Home > Safety, Training > Safety Culture: Why Does it Matter?

Safety Culture: Why Does it Matter?

A guideline produced by the American Institute of Chemical Engineers (AICE)admirably answers the question, "Why is a safety culture important?"

"Management systems and their associated policies and procedures depend upon the actions of individuals and groups for their successful implementation… The values of the group (e.g., corporation, plant, shift, team) help shape the beliefs and attitudes of the individual, which in turn, play a significant role in determining individual behaviors.

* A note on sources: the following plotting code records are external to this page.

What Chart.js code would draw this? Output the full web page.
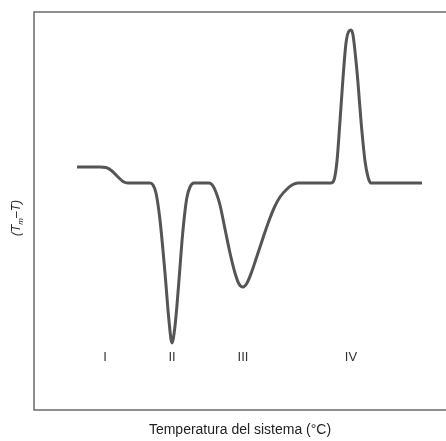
<!DOCTYPE html>
<html>
<head>
<meta charset="utf-8">
<script src="https://cdn.jsdelivr.net/npm/chart.js@4/dist/chart.umd.min.js"></script>
<style>
    html, body { margin: 0; padding: 0; background: #fff; }
    #dta-chart { display: block; }
</style>
</head>
<body>
<canvas id="dta-chart" width="446" height="441"></canvas>
<script>
// Curva DTA ========================================================
const TEMPS = [
    77, 100, 106, 112, 118, 123, 128,
    150, 153, 156, 160, 165, 169, 172, 175, 177, 180, 182, 185, 187, 190, 194,
    209, 213, 217, 220, 225, 230, 235, 239, 243, 247, 252, 256, 260, 265, 270, 275, 280, 287, 292, 298,
    331, 334, 337, 340, 343, 346, 349, 351, 353, 356, 358, 361, 365, 368, 371,
    422
];
const SIGNAL = [
    16, 16, 15.5, 12, 6, 1.5, 0,
    0, -2, -10, -37, -90, -138, -160, -143, -122, -84, -58, -28, -14, -4, 0,
    0, -3, -12, -22, -46, -70, -90, -101, -104, -100, -88, -76, -64, -49, -35, -23, -14, -6, -2, 0,
    0, 3, 22, 62, 105, 140, 152, 153, 148, 122, 100, 62, 22, 6, 0,
    0
];
const PHASES  = ["I", "II", "III", "IV"];
const PHASE_T = [105, 172, 243, 351];
const PHASE_Y = -174;

const X_LABEL = "Temperatura del sistema (°C)";

// ejes y marco
const framePlugin = {
    id: 'frame',
    afterDraw(chart) {
        const ctx = chart.ctx;
        const a = chart.chartArea;
        const xs = chart.scales.x;
        const ys = chart.scales.y;
        ctx.save();
        ctx.strokeStyle = '#6a6a6a';
        ctx.lineWidth = 1.5;
        ctx.beginPath();
        ctx.moveTo(chart.width, a.top);
        ctx.lineTo(a.left, a.top);
        ctx.lineTo(a.left, a.bottom);
        ctx.lineTo(chart.width, a.bottom);
        ctx.stroke();

        // números romanos
        ctx.fillStyle = '#333';
        ctx.font = '13px "Liberation Sans", Arial, sans-serif';
        ctx.textAlign = 'center';
        ctx.textBaseline = 'middle';
        for (let i = 0; i < PHASES.length; i++) {
            ctx.fillText(PHASES[i], xs.getPixelForValue(PHASE_T[i]), ys.getPixelForValue(PHASE_Y));
        }

        // título eje x
        ctx.fillStyle = '#222';
        ctx.font = '14px "Liberation Sans", Arial, sans-serif';
        ctx.fillText(X_LABEL, (a.left + a.right) / 2, a.bottom + 20);

        // título eje y: (Tm-T)
        ctx.translate(17, (a.top + a.bottom) / 2 + 7);
        ctx.rotate(-Math.PI / 2);
        ctx.textAlign = 'left';
        const big = 'italic 12px "Liberation Sans", Arial, sans-serif';
        const small = 'italic 8px "Liberation Sans", Arial, sans-serif';
        const p1 = "(T", p3 = "\u2013T)";
        ctx.font = small;
        const wm = ctx.measureText("m").width;
        ctx.font = big;
        const w1 = ctx.measureText(p1).width;
        const w3 = ctx.measureText(p3).width;
        let x0 = -(w1 + wm + w3) / 2;
        ctx.fillText(p1, x0, 0);
        ctx.font = small;
        ctx.fillText("m", x0 + w1, 4);
        ctx.font = big;
        ctx.fillText(p3, x0 + w1 + wm, 0);
        ctx.restore();
    }
};

const points = [];
for (let i = 0; i < TEMPS.length; i++) {
    points.push({ x: TEMPS[i], y: SIGNAL[i] });
}

const config = {
    type: 'line',
    data: {
        datasets: [
            {
                label: '(Tm-T)',
                data: points,
                borderColor: '#555555',
                borderWidth: 3,
                pointRadius: 0,
                cubicInterpolationMode: 'monotone',
                fill: false,
            }
        ]
    },
    options: {
        responsive: false,
        animation: false,
        layout: {
            padding: { left: 34, top: 12, right: 0, bottom: 31 }
        },
        plugins: {
            legend: { display: false },
            tooltip: { enabled: false },
        },
        scales: {
            x: { type: 'linear', min: 34, max: 446, display: false },
            y: { min: -227, max: 171, display: false },
        }
    },
    plugins: [framePlugin]
};

new Chart(document.getElementById("dta-chart"), config);
</script>
</body>
</html>
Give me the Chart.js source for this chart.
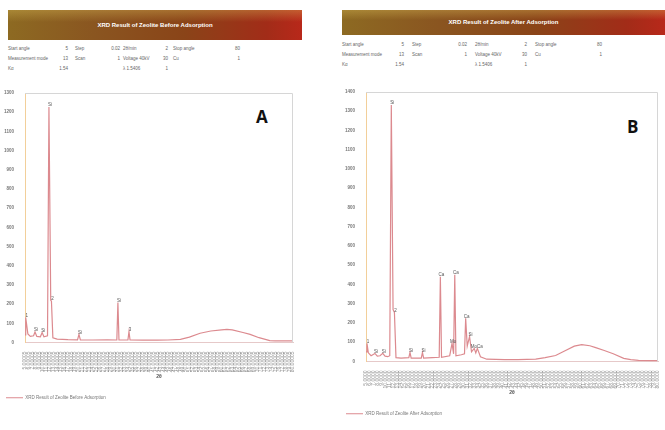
<!DOCTYPE html>
<html>
<head>
<meta charset="utf-8">
<script src="https://cdn.jsdelivr.net/npm/chart.js@4.4.1/dist/chart.umd.min.js"></script>
<style>
  html, body { margin: 0; padding: 0; background: #fff; }
  body { width: 665px; height: 430px; position: relative; overflow: hidden; font-family: "Liberation Sans", Arial, sans-serif; filter: blur(0.35px); }
  .bar { position: absolute; color: #fff; font-size: 6px; font-weight: bold; text-align: center;
    background: linear-gradient(90deg, #8d6a22 0%, #8a5520 30%, #8a4418 60%, #a22c18 88%, #b8281a 100%); }
  .bar::before { content: ""; position: absolute; left: 0; right: 0; top: 0; height: 40%;
    background: linear-gradient(180deg, rgba(220,190,90,0.35), rgba(220,190,90,0)); }
  .bar span { position: relative; }
  .meta { position: absolute; font-size: 4.5px; color: #666; white-space: nowrap; }
  .big { position: absolute; font-family: "Open Sans", "DejaVu Sans", sans-serif; font-weight: bold; font-size: 17px; color: #111; }
  canvas { position: absolute; }
</style>
</head>
<body>
<div class="bar" id="barA" style="left:8px; top:10px; width:294px; height:30px; line-height:30px;"><span>XRD Result of Zeolite Before Adsorption</span></div>
<div class="bar" id="barB" style="left:342px; top:10px; width:323px; height:25px; line-height:25px;"><span>XRD Result of Zeolite After Adsorption</span></div>
<div id="metaA"></div>
<div id="metaB"></div>
<div class="big" style="left:256px; top:105px;">A</div>
<div class="big" style="left:627px; top:115px;">B</div>
<canvas id="chartA" width="300" height="329" style="left:0px; top:85px;"></canvas>
<canvas id="chartB" width="325" height="345" style="left:340px; top:85px;"></canvas>
<script>
// 2θ positions and intensities
const thetaA = [5, 5.2, 5.8, 6.5, 7.4, 7.8, 8.3, 9.3, 9.8, 10.3, 11.3, 11.7, 12.2, 12.4, 12.8, 14, 17, 19.7, 20.1, 20.5, 24, 28, 30.7, 31.0, 31.3, 33.8, 34.1, 34.4, 38, 42, 45, 48.5, 51, 54, 57, 60, 61.5, 63, 66, 68, 70.5, 73.5, 75, 78, 80];
const intensityA = [40, 130, 45, 32, 35, 55, 32, 30, 52, 30, 35, 1227, 220, 215, 25, 18, 15, 14, 42, 14, 13, 14, 13, 208, 13, 13, 57, 13, 12, 12, 13, 16, 28, 48, 60, 66, 68, 66, 52, 42, 25, 10, 8, 8, 8];

const thetaB = [5, 5.25, 5.6, 6.3, 7.3, 7.9, 8.6, 9.3, 9.9, 10.6, 11.1, 11.5, 11.95, 12.3, 12.7, 14, 16, 16.3, 16.6, 19.2, 19.5, 19.8, 22, 23.8, 24.1, 24.4, 26.5, 27.1, 27.5, 27.8, 28.1, 29.5, 30.3, 30.6, 31.0, 31.6, 32.1, 32.8, 33.2, 33.6, 34.4, 36, 40.6, 44, 48.6, 51, 53.7, 56, 58.5, 60.4, 62.5, 64, 66.2, 68.5, 71.2, 73, 75, 78, 80];
const intensityB = [50, 94, 45, 30, 42, 28, 30, 42, 28, 25, 30, 1332, 270, 255, 20, 18, 20, 47, 18, 18, 47, 18, 20, 22, 440, 22, 30, 94, 40, 450, 30, 35, 40, 224, 80, 130, 50, 68, 45, 68, 25, 12, 10, 10, 12, 20, 31, 55, 80, 88, 82, 72, 57, 40, 16, 10, 6, 5, 5];

// peak annotations
const peakThetaA = [5.2, 7.8, 9.8, 11.7, 12.4, 20.1, 31.0, 34.1];
const peakValueA = [130, 55, 52, 1227, 215, 42, 208, 57];
const peakTextA = ['1', 'Si', 'Si', 'Si', '2', 'Si', 'Si', '3'];

const peakThetaB = [5.25, 7.3, 9.3, 11.5, 12.3, 16.3, 19.5, 24.1, 27.1, 27.8, 30.6, 31.6, 33.2];
const peakValueB = [94, 42, 42, 1332, 255, 47, 47, 440, 94, 450, 224, 130, 68];
const peakTextB = ['1', 'Si', 'Si', 'Si', '2', 'Si', 'Si', 'Ca', 'Mo', 'Ca', 'Ca', 'Si', 'MoCa'];

const yMaxA = 1300;
const yMaxB = 1400;
const legendA = 'XRD Result of Zeolite Before Adsorption';
const legendB = 'XRD Result of Zeolite After Adsorption';

const metaRowsA = [
  ['Start angle', '5', 'Step', '0.02', '2θ/min', '2', 'Stop angle', '80'],
  ['Measurement mode', '13', 'Scan', '1', 'Voltage 40kV', '30', 'Cu', '1'],
  ['Kα', '1.54', '', '', 'λ 1.5406', '1', '', '']
];
const metaRowsB = [
  ['Start angle', '5', 'Step', '0.02', '2θ/min', '2', 'Stop angle', '80'],
  ['Measurement mode', '13', 'Scan', '1', 'Voltage 40kV', '30', 'Cu', '1'],
  ['Kα', '1.54', '', '', 'λ 1.5406', '1', '', '']
];

function buildMeta(id, rows, left, top, cols) {
  const box = document.getElementById(id);
  rows.forEach((row, r) => {
    row.forEach((txt, c) => {
      if (!txt) return;
      const s = document.createElement('div');
      s.className = 'meta';
      s.textContent = txt;
      s.style.top = (top + r * 10) + 'px';
      if (c % 2 === 1) {
        s.style.left = (left + cols[c] - 20) + 'px';
        s.style.width = '20px';
        s.style.textAlign = 'right';
      } else {
        s.style.left = (left + cols[c]) + 'px';
      }
      box.appendChild(s);
    });
  });
}
buildMeta('metaA', metaRowsA, 8, 46, [0, 60, 67, 112, 115, 160, 165, 232]);
buildMeta('metaB', metaRowsB, 342, 42, [0, 62, 70, 125, 133, 185, 193, 260]);

const frame = {
  id: 'frame',
  afterDraw(chart) {
    const a = chart.chartArea, c = chart.ctx;
    c.save();
    c.strokeStyle = '#d6d6d6';
    c.lineWidth = 1;
    c.beginPath();
    c.moveTo(a.left, a.top + 0.5);
    c.lineTo(a.right - 0.5, a.top + 0.5);
    c.lineTo(a.right - 0.5, a.bottom);
    c.stroke();
    // peak labels
    const o = chart.options.plugins.frame;
    c.fillStyle = '#555';
    c.font = '4.5px "Liberation Sans", sans-serif';
    c.textAlign = 'center';
    o.xs.forEach((x, i) => {
      const px = chart.scales.x.getPixelForValue(x);
      const py = chart.scales.y.getPixelForValue(o.ys[i]);
      c.fillText(o.texts[i], px + 1, py - 2);
    });
    c.restore();
  }
};

function makeChart(id, xs, ys, yMax, label, pad, yWidth, xHeight, titleGap, tail, peaks) {
  return new Chart(document.getElementById(id), {
    type: 'line',
    data: {
      datasets: [{
        label: label,
        data: xs.map((x, i) => ({ x: x, y: ys[i] })),
        borderColor: '#dc8a8f',
        borderWidth: 1.2,
        pointRadius: 0,
        tension: 0,
        fill: false
      }]
    },
    options: {
      responsive: false,
      animation: false,
      layout: { padding: pad },
      plugins: {
        tooltip: { enabled: false },
        legend: {
          position: 'bottom',
          align: 'start',
          labels: {
            usePointStyle: true,
            pointStyle: 'line',
            pointStyleWidth: 17,
            boxHeight: 4,
            padding: 6,
            color: '#777',
            font: { size: 4.5 }
          }
        },
        frame: peaks
      },
      scales: {
        x: {
          type: 'linear',
          min: 5,
          max: 80,
          grid: { display: false },
          border: { color: '#e6c9c9' },
          ticks: {
            stepSize: 1,
            autoSkip: false,
            maxRotation: 90,
            minRotation: 90,
            color: '#8f8f8f',
            padding: 1,
            font: { size: 5 },
            callback: v => v.toFixed(4) + tail
          },
          title: { display: true, text: '2θ', color: '#555', font: { size: 5, weight: 'bold' }, padding: { top: 1, bottom: titleGap } },
          afterFit: s => { s.height = xHeight; }
        },
        y: {
          min: 0,
          max: yMax,
          grid: { display: false },
          border: { color: '#f2cf9a' },
          ticks: { stepSize: 100, color: '#777', font: { size: 4.5, weight: 'bold' }, padding: 3, callback: v => String(v) },
          afterFit: s => { s.width = yWidth; }
        }
      }
    },
    plugins: [frame]
  });
}

makeChart('chartA', thetaA, intensityA, yMaxA, legendA, { top: 8, right: 3, left: 0, bottom: 4 }, 25, 47, 10, '5',
  { xs: peakThetaA, ys: peakValueA, texts: peakTextA });
makeChart('chartB', thetaB, intensityB, yMaxB, legendB, { top: 7, right: 0, left: 0, bottom: 4 }, 26, 44, 10, '',
  { xs: peakThetaB, ys: peakValueB, texts: peakTextB });
</script>
</body>
</html>
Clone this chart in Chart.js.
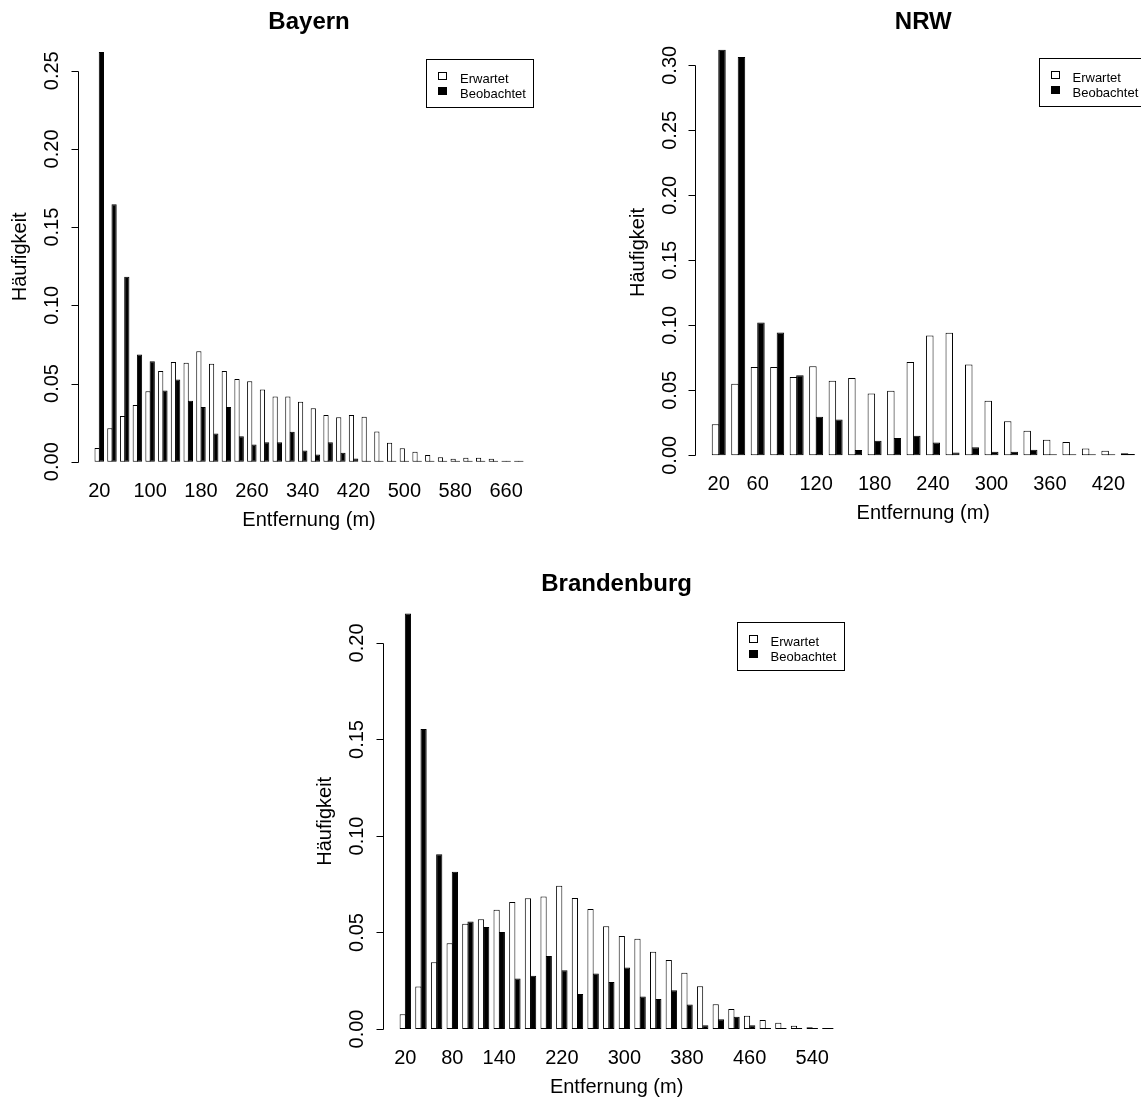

A weak safety culture can be (and likely will be) evidenced by the actions and inactions of personnel at all levels of the organization."


Attributes

AICE notes that a sound safety culture:

  • Espouses safety as a core value
  • Provides strong leadership
  • Establishes and enforces high standards of performance
  • Maintains a sense of vulnerability
  • Empowers individuals to successfully fulfill their safety responsibilities
  • Provides deference to expertise
  • Ensures open and effective communications
  • Establishes a questioning/learning environment
  • Fosters mutual trust
  • Provides timely response to safety issues and concerns
  • Provides continuous monitoring of performance

Strategies

AICE recommends the following steps to address safety culture issues:

  • Create awareness. Learn about available tools and exercises (such as a culture survey) to identify issues that need to be addressed. Involve both corporate and site leaders in your efforts.
  • Identify a champion. While every member of the organization should be part of the culture-building process, a champion can help lead the charge, especially if the transformation will be significant.
  • Perform a gap analysis. Learn how your culture stacks up against the attributes listed above. Identify the gaps and develop a risk-based response to closing them.
  • Steward cultural change. Culture change cannot be mandated. The role of leaders is to inspire, enable, nurture, and model acceptable behaviors and practices. Reinforce positive actions, like them to benefits they bring, and relate the benefits to beliefs about why they are important.
  • Keep the organization focused. In some cases, culture change is fueled by a loss. Hopefully, that is not the case at your place of business. Find positive ways to keep the focus on the daily work of building and growing an effective safety culture.